/ 2008-2016

Claude Gautier intervient au séminaire du Labex COMOD, sur le thème : "La figure de l’individu dans la philosophie morale de Smith : une émancipation libérale ?"

12 juin 2013, de 16h à 18h30, en salle F106, ENS de Lyon (site Descartes)

Intervention

  • Claude Gautier, professeur de Philosophie Politique à l’ENS de Lyon, UMR 5206.

Il s’agira de faire une présentation critique de l’une des hypothèses portant sur la « naissance de l’individualisme libéral  ». En France, Louis Dumont [1911-1998], anthropologue et élève de M. Mauss, a proposé, dans les années 70, du point de vue de l’histoire de la pensée politique, une interprétation possible des conditions d’émergence d’une telle représentation individualiste de la société. C’est cette approche, de loin la plus aboutie et la plus nuancée, que nous entendons discuter.

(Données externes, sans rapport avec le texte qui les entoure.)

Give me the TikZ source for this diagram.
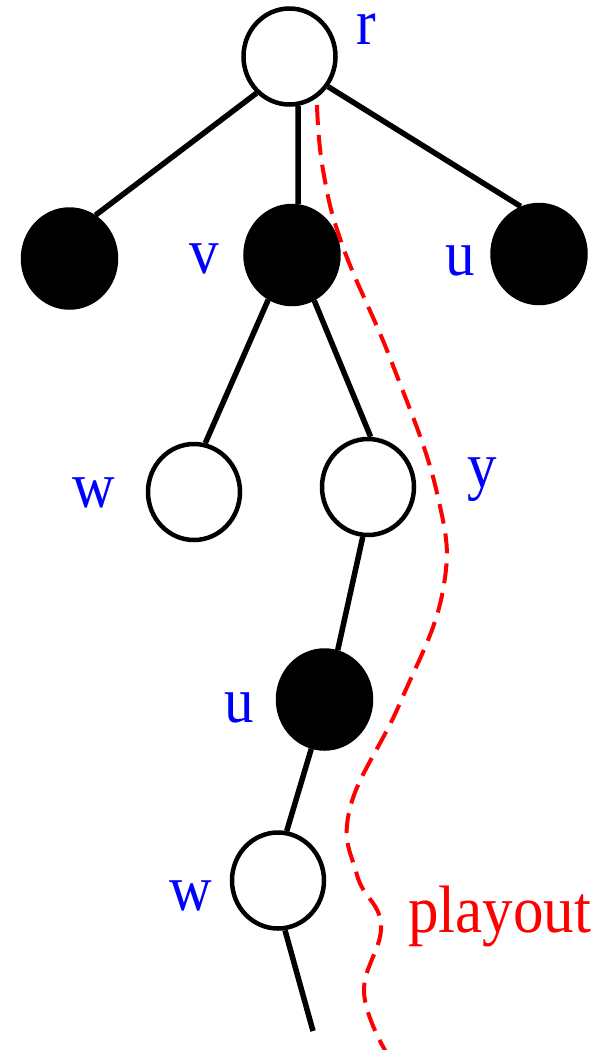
\documentclass[tikz,border=0pt]{standalone}
\usepackage{fontspec}
\setmainfont{Liberation Serif}
\usepackage{graphicx}
\usetikzlibrary{shapes.geometric}
\begin{document}
\begin{tikzpicture}[x=1pt,y=-1pt,
  wnode/.style={ellipse, draw=black, fill=white, line width=4.5pt, minimum width=92pt, minimum height=96pt, inner sep=0pt},
  bnode/.style={ellipse, draw=black, fill=black, line width=4.5pt, minimum width=93pt, minimum height=98pt, inner sep=0pt},
  conn/.style={line width=5.5pt},
  lbl/.style={text=blue, font=\fontsize{59}{61}\selectfont, anchor=base, inner sep=0pt},
  plbl/.style={text=red, font=\fontsize{61}{63}\selectfont, anchor=base, inner sep=0pt},
  playpath/.style={draw=red, line width=4pt, dash pattern=on 20pt off 10pt}
]
\useasboundingbox[fill=white] (0,0) rectangle (606,1050);
% nodes
\node[wnode] (r)  at (289.5,56.5) {};
\node[bnode] (b1) at (69.5,258.5) {};
\node[bnode] (v)  at (292,255) {};
\node[bnode] (u1) at (539,254) {};
\node[wnode] (w1) at (194,492) {};
\node[wnode] (y)  at (368,487) {};
\node[bnode] (u2) at (324.5,699.5) {};
\node[wnode] (w2) at (278,880.5) {};
\coordinate (tail) at (313,1031);
% edges
\draw[conn] (r.228) -- (b1.59);
\draw[conn] (r.280) -- (v.83);
\draw[conn] (r.322) -- (u1.111);
\draw[conn] (v.242) -- (w1.77);
\draw[conn] (v.296) -- (y.87);
\draw[conn] (y.264) -- (u2.75);
\draw[conn] (u2.255) -- (w2.80);
\draw[conn] (w2.278) -- (tail);
% labels
\node[lbl] (lr)  at (366.5,44) {\scalebox{1}[1.1]{r}};
\node[lbl] (lv)  at (204,273) {\scalebox{1}[1.1]{v}};
\node[lbl] (lu1) at (460.5,275) {\scalebox{1}[1.1]{u}};
\node[lbl] (lw1) at (93.5,507) {\scalebox{1}[1.1]{w}};
\node[lbl] (ly)  at (482,487) {\scalebox{1}[1.1]{y}};
\node[lbl] (lu2) at (239.5,722) {\scalebox{1}[1.1]{u}};
\node[lbl] (lw2) at (191,910) {\scalebox{1}[1.1]{w}};
% playout
\draw[playpath] plot[smooth, tension=0.7] coordinates {(317,105) (323,170) (343,247) (392,363) (437,493) (443,590) (400,703) (350,808) (357,875) (381,925) (364,992) (386,1052)};
\node[plbl] (pl) at (499.5,932) {\scalebox{1}[1.1]{playout}};
\end{tikzpicture}
\end{document}
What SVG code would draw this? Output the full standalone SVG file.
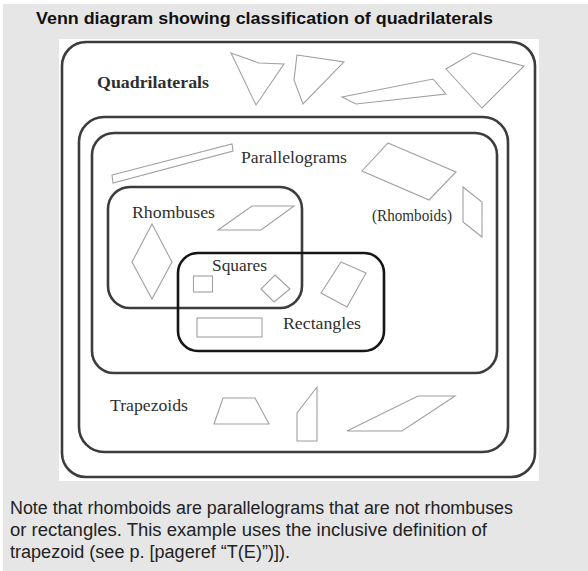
<svg xmlns="http://www.w3.org/2000/svg" width="588" height="571" viewBox="0 0 588 571">
<style>
.set{fill:none;stroke:#3c3c3c;stroke-width:2.6}
.setk{fill:none;stroke:#151515;stroke-width:2.6}
.shp{fill:none;stroke:#a0a0a0;stroke-width:1.1;stroke-linejoin:miter}
.lbl{font-family:"Liberation Serif",serif;font-size:16px;fill:#2e2e2e}
.sans{font-family:"Liberation Sans",Arial,sans-serif}
</style>
<rect x="0" y="0" width="588" height="571" fill="#ffffff"/>
<rect x="3" y="4" width="585" height="567" fill="#e6e6e6"/>
<text x="36" y="24" class="sans" font-size="17" font-weight="bold" fill="#111" textLength="457" lengthAdjust="spacingAndGlyphs">Venn diagram showing classification of quadrilaterals</text>
<rect x="59" y="39" width="480" height="442" fill="#ffffff"/>

<g id="quadrilaterals">
<rect class="set" x="62" y="42" width="473" height="435" rx="24"/>
<text class="lbl" x="97" y="88" font-weight="bold" fill="#222" textLength="112" lengthAdjust="spacingAndGlyphs">Quadrilaterals</text>
<polygon class="shp" points="231,53 259,63 284,64 256,105"/>
<polygon class="shp" points="297,55 344,62 303,104 294,80"/>
<polygon class="shp" points="342,97 433,79 446,94 356,104"/>
<polygon class="shp" points="473,53 524,66 482,108 446,69"/>
</g>

<g id="trapezoids">
<rect class="set" x="79" y="117" width="429" height="335" rx="25"/>
<text class="lbl" x="110" y="411" textLength="78" lengthAdjust="spacingAndGlyphs">Trapezoids</text>
<polygon class="shp" points="223,398 255,398 269,424 214,424"/>
<polygon class="shp" points="317,387 317,441 297,441 297,413"/>
<polygon class="shp" points="418,396 455,396 402,431 347,431"/>
</g>

<g id="parallelograms">
<rect class="set" x="92" y="133" width="405" height="240" rx="22"/>
<text class="lbl" x="241" y="163" textLength="106" lengthAdjust="spacingAndGlyphs">Parallelograms</text>
<text class="lbl" x="372" y="221" font-size="13" textLength="80" lengthAdjust="spacingAndGlyphs">(Rhomboids)</text>
<polygon class="shp" points="112,175 232,144 233,151 113,183"/>
<polygon class="shp" points="388,143 456,172 429,200 362,171"/>
<polygon class="shp" points="463,187 482,202 482,237 463,222"/>
</g>

<g id="rhombuses">
<rect class="set" x="108" y="187" width="194" height="121" rx="22"/>
<text class="lbl" x="132" y="218" textLength="83" lengthAdjust="spacingAndGlyphs">Rhombuses</text>
<polygon class="shp" points="218,230 252,206 294,206 261,230"/>
<polygon class="shp" points="152,224 172,262 152,299 132,262"/>
</g>

<g id="rectangles">
<rect class="setk" x="178" y="253" width="206" height="98" rx="20"/>
<text class="lbl" x="283" y="329" textLength="78" lengthAdjust="spacingAndGlyphs">Rectangles</text>
<polygon class="shp" points="341,262 366,273 347,307 321,293"/>
<rect class="shp" x="197" y="318" width="65" height="19"/>
</g>

<g id="squares">
<text class="lbl" x="212" y="271" textLength="55" lengthAdjust="spacingAndGlyphs">Squares</text>
<rect class="shp" x="193.5" y="276" width="19" height="16"/>
<polygon class="shp" points="275,275 290,289 274,302 261,289"/>
</g>

<g id="connectors"></g>

<g id="note" class="sans" font-size="18" fill="#222">
<text x="10" y="514" textLength="503" lengthAdjust="spacingAndGlyphs">Note that rhomboids are parallelograms that are not rhombuses</text>
<text x="10" y="536" textLength="477" lengthAdjust="spacingAndGlyphs">or rectangles. This example uses the inclusive definition of</text>
<text x="10" y="558" textLength="280" lengthAdjust="spacingAndGlyphs">trapezoid (see p. [pageref “T(E)”)]).</text>
</g>
</svg>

Nous reviendrons d’abord sur la méthode anthropologique qui permet de construire le dispositif d’un « regard inversé », dispositif à partir duquel L. Dumont établit les grandes oppositions structurant son récit historique de la naissance de l’individualisme [Homo Æqualis, 1977 ; Essais sur l’individualisme, 1983].

Il sera alors possible de décrire la manière d’envisager la filiation supposée entre John Locke et Adam Smith. Cette filiation, pour L. Dumont, doit permettre de comprendre en quels termes et en quel sens se trouve importée dans l’espace des échanges marchands une conception substantielle de l’individu propriétaire de ses œuvres.

Nous reviendrons enfin sur la nature et la fonction de l’individualisme si souvent imputé à l’auteur de l’Enquête sur la nature et les causes de la richesse des nations [1776]. S’il n’est pas question de remettre en cause le fait de son individualisme, nous montrerons, en revanche, que loin d’être seulement une « étape » dans la marche vers la constitution et l’épanouissement d’une « idéologie économique libérale », il est aussi, et peut-être surtout, l’occasion d’une dramatisation des impasses auxquelles cet individualisme peut conduire s’il se soutient de la réduction pure et simple de la société à l’ordre du « marché ».

Loin d’être le défenseur naïf d’une conception « économiste » de l’ordre social, A. Smith, comme d’autres membres de l’Ecole Historique Ecossaise, aura sans doute été conscient des effets moraux et politiques de la modernisation. Ce qui a souvent été perçu comme une contradiction non résolue entre ses œuvres morale et économique manifesterait plutôt un effort constant pour comprendre certains des problèmes qui vont avec la « civilisation » des sociétés modernes.